Data provided -
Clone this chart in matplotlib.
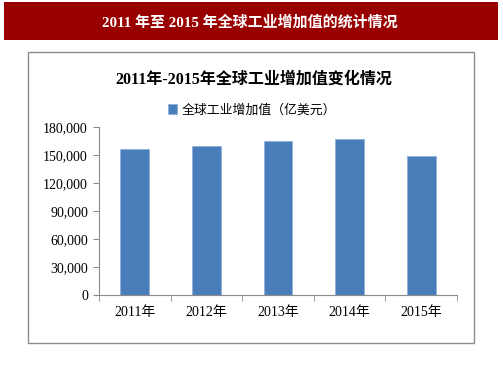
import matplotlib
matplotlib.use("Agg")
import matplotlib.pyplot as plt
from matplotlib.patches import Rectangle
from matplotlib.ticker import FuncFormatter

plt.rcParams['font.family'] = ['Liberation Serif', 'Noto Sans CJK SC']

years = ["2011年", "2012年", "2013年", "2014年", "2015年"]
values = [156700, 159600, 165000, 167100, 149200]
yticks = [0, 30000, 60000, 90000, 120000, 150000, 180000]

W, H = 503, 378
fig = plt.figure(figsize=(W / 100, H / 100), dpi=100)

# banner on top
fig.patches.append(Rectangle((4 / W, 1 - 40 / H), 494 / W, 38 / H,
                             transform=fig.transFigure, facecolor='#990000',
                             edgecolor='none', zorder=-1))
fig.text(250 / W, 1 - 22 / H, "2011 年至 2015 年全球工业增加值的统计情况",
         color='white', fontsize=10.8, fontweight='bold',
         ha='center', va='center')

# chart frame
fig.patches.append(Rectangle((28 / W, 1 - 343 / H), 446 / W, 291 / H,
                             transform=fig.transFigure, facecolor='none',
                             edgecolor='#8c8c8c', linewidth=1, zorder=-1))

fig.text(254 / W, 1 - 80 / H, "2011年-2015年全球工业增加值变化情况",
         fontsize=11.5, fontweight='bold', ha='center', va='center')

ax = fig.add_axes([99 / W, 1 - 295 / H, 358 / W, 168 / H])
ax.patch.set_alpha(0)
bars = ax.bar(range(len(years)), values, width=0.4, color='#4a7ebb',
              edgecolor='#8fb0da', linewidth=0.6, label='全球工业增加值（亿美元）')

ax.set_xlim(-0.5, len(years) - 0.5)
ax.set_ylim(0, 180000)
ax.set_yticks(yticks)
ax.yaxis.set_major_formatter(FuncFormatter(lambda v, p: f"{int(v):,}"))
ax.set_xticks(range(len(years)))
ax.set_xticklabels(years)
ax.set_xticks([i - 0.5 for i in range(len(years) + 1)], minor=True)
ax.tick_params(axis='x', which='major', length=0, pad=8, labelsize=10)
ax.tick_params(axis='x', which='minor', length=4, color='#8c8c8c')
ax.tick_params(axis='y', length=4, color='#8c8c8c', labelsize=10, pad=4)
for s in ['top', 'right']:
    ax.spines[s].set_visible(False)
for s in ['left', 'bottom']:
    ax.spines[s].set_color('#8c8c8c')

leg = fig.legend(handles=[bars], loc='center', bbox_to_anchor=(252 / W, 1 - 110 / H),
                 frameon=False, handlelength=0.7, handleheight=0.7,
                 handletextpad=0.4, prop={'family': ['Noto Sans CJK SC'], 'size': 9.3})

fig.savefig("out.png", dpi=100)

* * *

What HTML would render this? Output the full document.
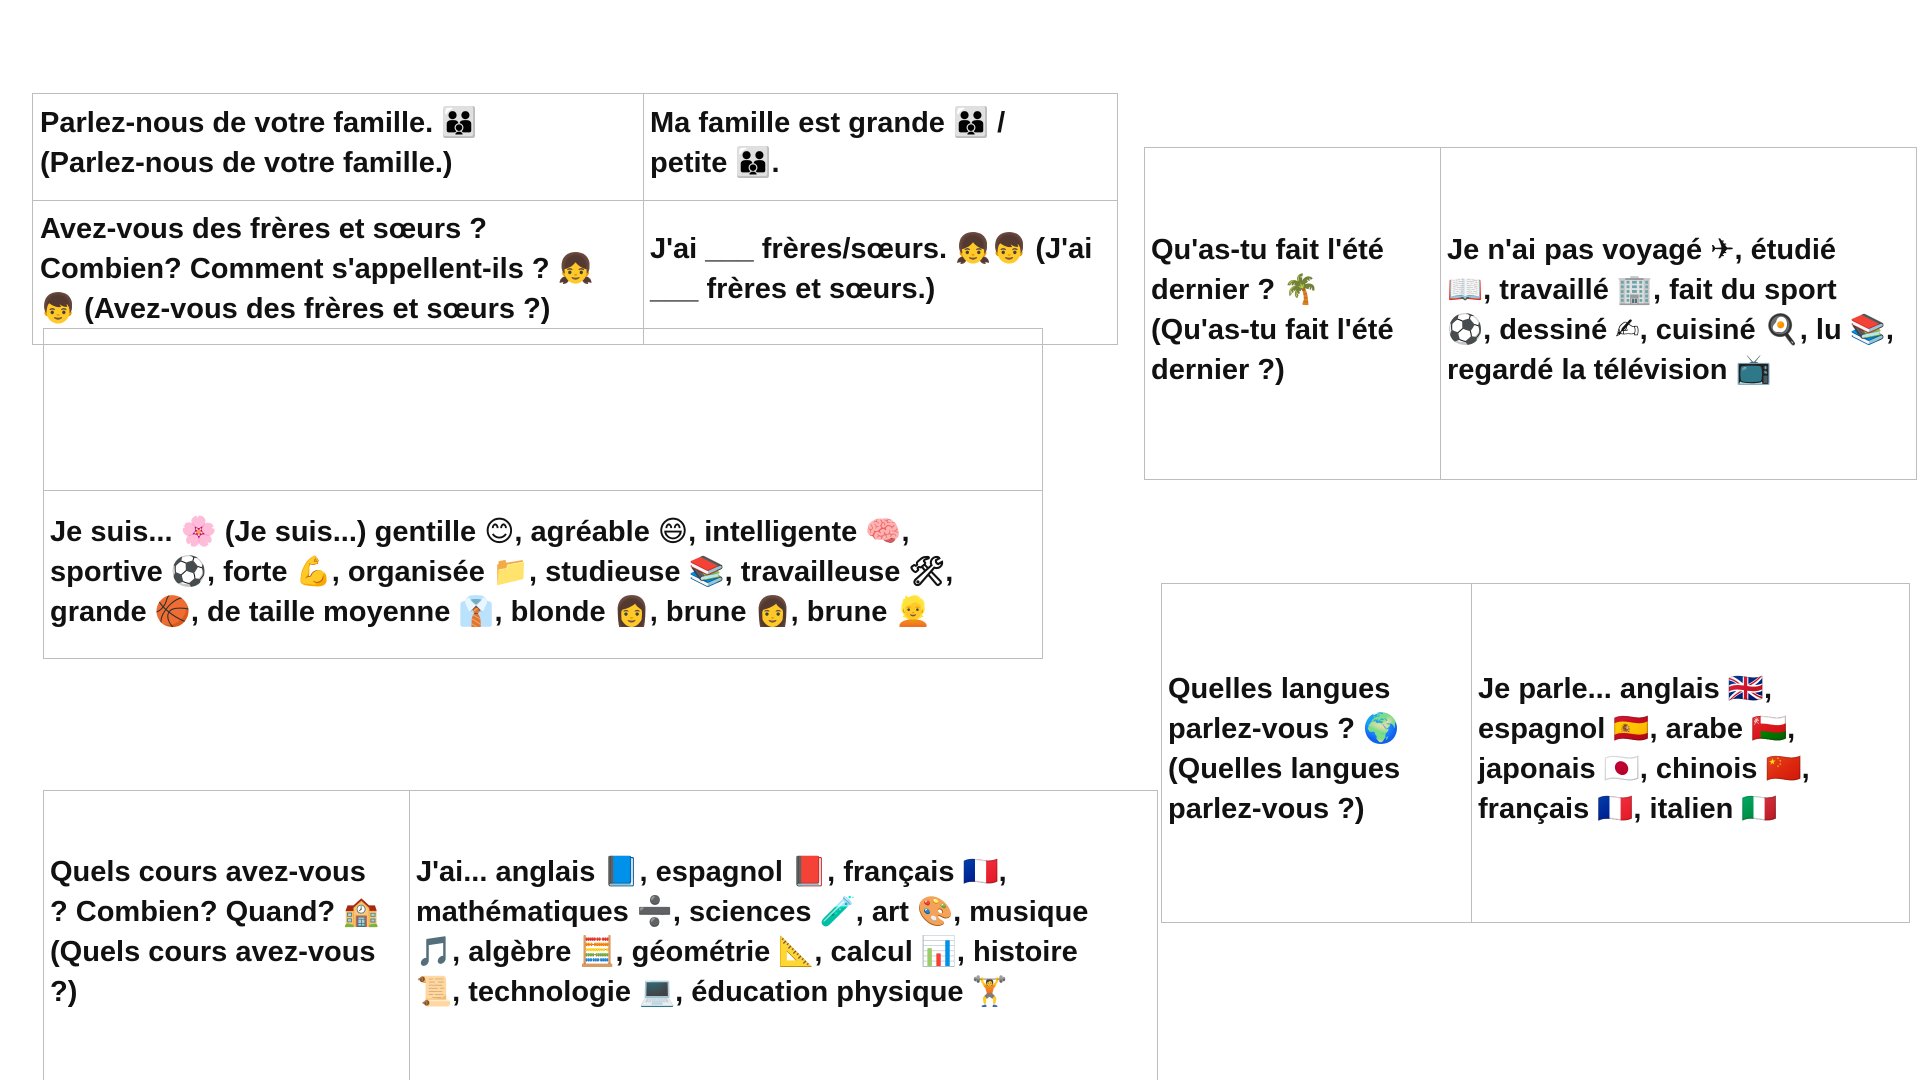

...

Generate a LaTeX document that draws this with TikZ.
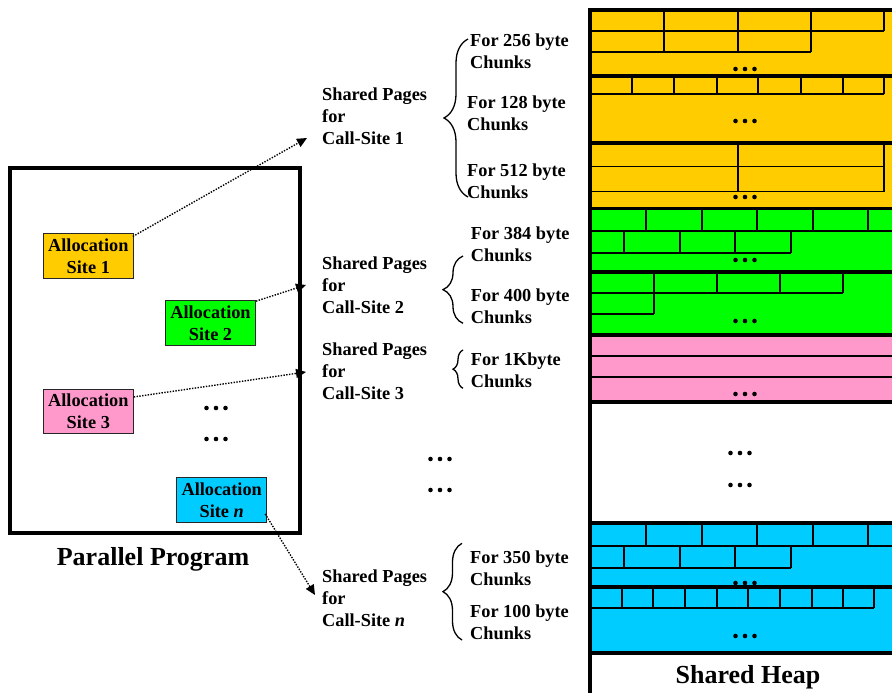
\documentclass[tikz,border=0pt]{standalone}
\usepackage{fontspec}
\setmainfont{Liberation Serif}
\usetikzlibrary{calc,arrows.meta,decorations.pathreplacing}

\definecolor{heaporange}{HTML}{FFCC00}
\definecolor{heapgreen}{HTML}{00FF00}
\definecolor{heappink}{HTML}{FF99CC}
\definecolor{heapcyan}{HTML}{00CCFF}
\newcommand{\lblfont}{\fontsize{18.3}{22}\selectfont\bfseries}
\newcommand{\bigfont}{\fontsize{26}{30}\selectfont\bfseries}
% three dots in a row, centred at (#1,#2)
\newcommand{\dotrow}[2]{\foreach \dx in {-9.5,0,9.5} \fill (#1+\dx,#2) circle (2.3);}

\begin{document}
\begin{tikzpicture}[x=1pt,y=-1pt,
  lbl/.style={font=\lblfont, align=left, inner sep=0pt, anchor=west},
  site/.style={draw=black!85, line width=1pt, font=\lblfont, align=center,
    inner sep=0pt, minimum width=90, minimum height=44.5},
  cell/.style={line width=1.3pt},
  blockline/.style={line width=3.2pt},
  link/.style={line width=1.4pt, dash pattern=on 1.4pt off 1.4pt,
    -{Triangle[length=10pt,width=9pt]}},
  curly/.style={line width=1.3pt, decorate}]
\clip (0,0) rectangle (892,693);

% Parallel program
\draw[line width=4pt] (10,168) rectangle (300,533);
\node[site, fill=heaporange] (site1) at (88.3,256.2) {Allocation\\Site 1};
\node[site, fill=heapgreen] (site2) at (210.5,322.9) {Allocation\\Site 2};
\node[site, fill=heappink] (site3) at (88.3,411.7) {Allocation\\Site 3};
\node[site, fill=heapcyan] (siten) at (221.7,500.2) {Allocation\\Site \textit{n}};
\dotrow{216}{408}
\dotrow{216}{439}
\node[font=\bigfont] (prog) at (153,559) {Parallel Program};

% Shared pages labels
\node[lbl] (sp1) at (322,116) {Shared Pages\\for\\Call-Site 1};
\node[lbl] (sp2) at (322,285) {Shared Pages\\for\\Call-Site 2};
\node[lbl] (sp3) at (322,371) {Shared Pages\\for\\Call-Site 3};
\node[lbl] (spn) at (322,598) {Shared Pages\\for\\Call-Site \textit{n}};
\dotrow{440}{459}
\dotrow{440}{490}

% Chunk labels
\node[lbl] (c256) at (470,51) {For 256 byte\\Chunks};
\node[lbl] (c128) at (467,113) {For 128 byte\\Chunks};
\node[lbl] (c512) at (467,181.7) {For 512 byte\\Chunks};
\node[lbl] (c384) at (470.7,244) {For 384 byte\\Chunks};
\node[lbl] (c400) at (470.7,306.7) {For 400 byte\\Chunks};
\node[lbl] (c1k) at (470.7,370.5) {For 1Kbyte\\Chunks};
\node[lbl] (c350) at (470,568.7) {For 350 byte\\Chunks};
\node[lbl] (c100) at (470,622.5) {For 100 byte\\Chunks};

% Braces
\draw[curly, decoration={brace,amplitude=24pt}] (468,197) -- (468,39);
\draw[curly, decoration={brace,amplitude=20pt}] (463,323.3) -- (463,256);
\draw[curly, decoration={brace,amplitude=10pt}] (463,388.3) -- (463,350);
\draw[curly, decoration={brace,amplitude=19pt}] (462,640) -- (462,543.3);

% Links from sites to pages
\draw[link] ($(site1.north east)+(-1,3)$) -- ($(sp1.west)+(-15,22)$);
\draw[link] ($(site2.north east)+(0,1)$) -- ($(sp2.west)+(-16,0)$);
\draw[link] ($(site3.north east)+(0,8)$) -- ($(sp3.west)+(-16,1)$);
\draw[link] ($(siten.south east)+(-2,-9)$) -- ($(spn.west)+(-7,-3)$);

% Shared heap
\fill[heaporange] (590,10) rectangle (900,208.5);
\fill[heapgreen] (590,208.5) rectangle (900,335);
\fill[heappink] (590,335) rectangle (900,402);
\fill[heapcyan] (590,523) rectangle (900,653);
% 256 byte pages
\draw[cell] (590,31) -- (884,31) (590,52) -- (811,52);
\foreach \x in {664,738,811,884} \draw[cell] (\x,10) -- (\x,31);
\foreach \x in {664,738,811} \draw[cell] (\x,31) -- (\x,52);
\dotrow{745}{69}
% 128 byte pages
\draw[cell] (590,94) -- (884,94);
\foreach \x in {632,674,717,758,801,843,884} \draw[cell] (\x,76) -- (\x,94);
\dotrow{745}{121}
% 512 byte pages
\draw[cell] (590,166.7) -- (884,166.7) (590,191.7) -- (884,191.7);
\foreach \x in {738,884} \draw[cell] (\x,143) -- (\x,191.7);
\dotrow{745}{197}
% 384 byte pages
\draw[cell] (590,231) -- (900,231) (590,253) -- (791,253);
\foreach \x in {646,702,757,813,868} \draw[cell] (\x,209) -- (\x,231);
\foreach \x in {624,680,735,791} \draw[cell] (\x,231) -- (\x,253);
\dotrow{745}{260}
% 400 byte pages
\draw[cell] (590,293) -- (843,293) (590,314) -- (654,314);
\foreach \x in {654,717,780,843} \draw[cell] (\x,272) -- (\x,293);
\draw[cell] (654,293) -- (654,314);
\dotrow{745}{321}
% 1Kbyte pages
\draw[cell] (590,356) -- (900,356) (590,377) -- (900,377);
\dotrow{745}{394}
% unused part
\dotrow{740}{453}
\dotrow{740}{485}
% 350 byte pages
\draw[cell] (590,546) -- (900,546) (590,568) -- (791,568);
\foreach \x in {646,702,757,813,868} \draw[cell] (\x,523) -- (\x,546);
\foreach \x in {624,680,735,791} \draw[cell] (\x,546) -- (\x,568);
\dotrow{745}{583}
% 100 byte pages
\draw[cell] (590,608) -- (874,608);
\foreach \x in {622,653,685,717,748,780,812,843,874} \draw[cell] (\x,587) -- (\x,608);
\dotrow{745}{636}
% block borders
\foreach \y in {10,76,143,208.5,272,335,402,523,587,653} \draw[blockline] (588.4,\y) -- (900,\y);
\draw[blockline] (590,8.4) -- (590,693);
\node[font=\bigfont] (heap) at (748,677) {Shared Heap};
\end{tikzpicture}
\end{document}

Short problem - Copy each line of the entries that includes the word "this".

Answer to the task -
Clone this chart in matplotlib.
What HTML would render this? Output the full document.
Generate a LaTeX document that draws this with TikZ.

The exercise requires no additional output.